Task brief
Quote word for word the lines below, beginning with the first and ending with the one that has "plt.rcParams['font.family'] = ['Liberation". Drop the pictures.
[Start Source data]
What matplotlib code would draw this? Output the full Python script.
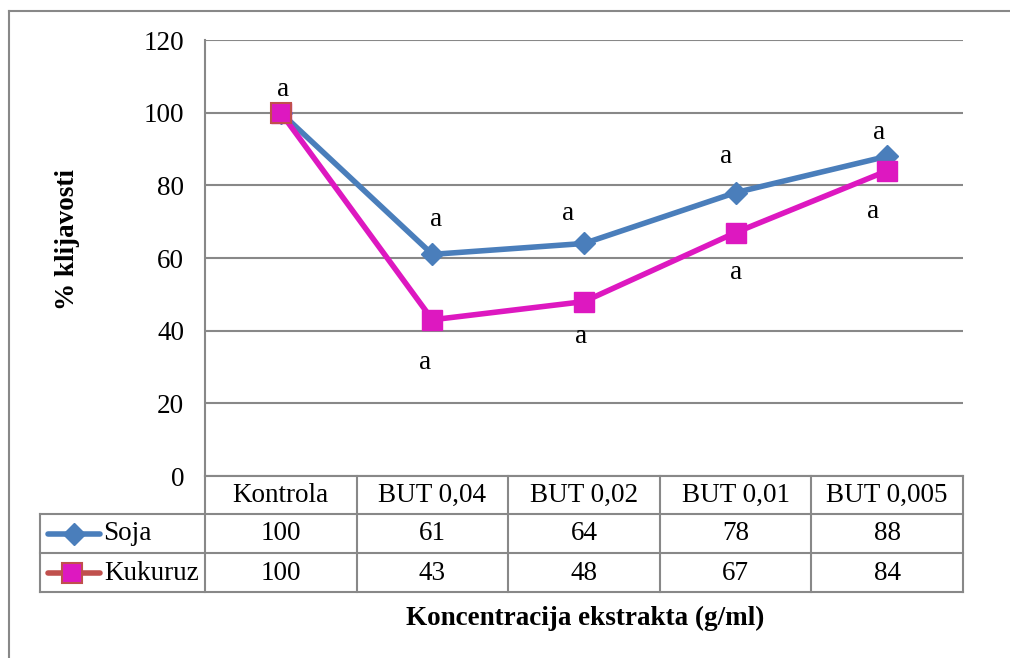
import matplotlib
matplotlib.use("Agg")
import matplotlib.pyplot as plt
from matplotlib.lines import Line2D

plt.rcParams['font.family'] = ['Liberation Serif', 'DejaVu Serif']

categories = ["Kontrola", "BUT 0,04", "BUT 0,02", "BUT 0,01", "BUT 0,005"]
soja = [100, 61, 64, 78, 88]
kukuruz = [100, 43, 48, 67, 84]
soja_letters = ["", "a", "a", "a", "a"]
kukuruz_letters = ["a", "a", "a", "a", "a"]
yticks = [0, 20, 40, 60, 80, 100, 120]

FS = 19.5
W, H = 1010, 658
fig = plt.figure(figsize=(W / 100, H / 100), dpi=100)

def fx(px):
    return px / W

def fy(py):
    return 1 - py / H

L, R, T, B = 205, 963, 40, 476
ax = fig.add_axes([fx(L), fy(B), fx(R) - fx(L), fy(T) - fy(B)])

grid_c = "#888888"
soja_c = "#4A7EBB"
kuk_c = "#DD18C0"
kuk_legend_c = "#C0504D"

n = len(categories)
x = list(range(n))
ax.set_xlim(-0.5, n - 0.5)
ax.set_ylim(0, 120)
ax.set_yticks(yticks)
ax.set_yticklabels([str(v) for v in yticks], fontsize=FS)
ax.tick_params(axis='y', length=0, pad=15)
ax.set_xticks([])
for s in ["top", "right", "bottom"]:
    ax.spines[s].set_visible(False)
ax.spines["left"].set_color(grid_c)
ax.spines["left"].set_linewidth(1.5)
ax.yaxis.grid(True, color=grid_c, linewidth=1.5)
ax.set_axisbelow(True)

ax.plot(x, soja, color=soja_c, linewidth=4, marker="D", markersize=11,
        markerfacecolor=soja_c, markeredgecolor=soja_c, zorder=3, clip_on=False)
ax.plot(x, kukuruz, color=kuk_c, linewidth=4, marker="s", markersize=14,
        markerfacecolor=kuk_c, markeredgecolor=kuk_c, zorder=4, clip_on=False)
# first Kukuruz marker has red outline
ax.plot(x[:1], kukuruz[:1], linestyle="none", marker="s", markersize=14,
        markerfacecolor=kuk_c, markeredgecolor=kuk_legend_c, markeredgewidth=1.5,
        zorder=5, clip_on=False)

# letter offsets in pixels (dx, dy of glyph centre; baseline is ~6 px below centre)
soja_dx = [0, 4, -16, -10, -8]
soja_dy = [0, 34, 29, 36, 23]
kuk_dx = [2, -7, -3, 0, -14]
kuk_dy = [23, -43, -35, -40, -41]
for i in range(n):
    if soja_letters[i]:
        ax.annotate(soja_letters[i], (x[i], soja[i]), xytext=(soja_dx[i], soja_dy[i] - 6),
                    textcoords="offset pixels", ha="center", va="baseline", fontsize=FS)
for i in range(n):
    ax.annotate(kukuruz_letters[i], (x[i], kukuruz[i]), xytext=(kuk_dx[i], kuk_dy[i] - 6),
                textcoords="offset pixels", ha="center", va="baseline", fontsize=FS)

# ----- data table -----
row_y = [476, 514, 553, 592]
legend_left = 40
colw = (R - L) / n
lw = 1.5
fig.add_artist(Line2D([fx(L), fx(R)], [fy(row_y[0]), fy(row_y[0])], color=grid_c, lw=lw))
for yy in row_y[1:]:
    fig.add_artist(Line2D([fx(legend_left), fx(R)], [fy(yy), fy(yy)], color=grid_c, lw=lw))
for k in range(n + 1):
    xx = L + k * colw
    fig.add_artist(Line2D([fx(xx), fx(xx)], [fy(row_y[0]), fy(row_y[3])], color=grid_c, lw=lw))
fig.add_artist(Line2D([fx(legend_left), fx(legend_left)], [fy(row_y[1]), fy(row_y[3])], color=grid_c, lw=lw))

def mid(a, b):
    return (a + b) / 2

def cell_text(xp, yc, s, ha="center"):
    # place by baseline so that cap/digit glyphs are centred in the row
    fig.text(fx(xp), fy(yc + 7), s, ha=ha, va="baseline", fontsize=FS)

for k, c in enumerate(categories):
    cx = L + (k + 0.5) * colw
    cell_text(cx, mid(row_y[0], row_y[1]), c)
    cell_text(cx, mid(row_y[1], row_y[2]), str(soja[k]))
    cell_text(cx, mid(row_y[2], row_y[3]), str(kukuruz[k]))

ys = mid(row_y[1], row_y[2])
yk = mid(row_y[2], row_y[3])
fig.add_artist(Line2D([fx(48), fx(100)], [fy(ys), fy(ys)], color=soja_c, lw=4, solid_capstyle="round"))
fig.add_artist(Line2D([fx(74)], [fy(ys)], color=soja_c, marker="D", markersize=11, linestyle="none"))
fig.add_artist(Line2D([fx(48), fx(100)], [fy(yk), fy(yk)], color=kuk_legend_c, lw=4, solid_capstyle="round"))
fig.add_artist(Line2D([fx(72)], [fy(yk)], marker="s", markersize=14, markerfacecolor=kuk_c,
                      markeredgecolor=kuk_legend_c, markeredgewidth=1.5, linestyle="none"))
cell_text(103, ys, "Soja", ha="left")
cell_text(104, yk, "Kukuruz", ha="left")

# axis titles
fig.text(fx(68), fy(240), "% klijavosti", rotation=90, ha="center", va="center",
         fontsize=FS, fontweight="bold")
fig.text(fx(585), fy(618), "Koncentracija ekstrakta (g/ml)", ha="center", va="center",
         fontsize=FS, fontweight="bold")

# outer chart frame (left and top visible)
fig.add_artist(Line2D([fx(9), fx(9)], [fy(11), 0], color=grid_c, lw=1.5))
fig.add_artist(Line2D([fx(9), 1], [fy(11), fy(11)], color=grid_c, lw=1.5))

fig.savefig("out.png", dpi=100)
[End Source data]
Solution
What matplotlib code would draw this? Output the full Python script.
import matplotlib
matplotlib.use("Agg")
import matplotlib.pyplot as plt
from matplotlib.lines import Line2D

plt.rcParams['font.family'] = ['Liberation Serif', 'DejaVu Serif']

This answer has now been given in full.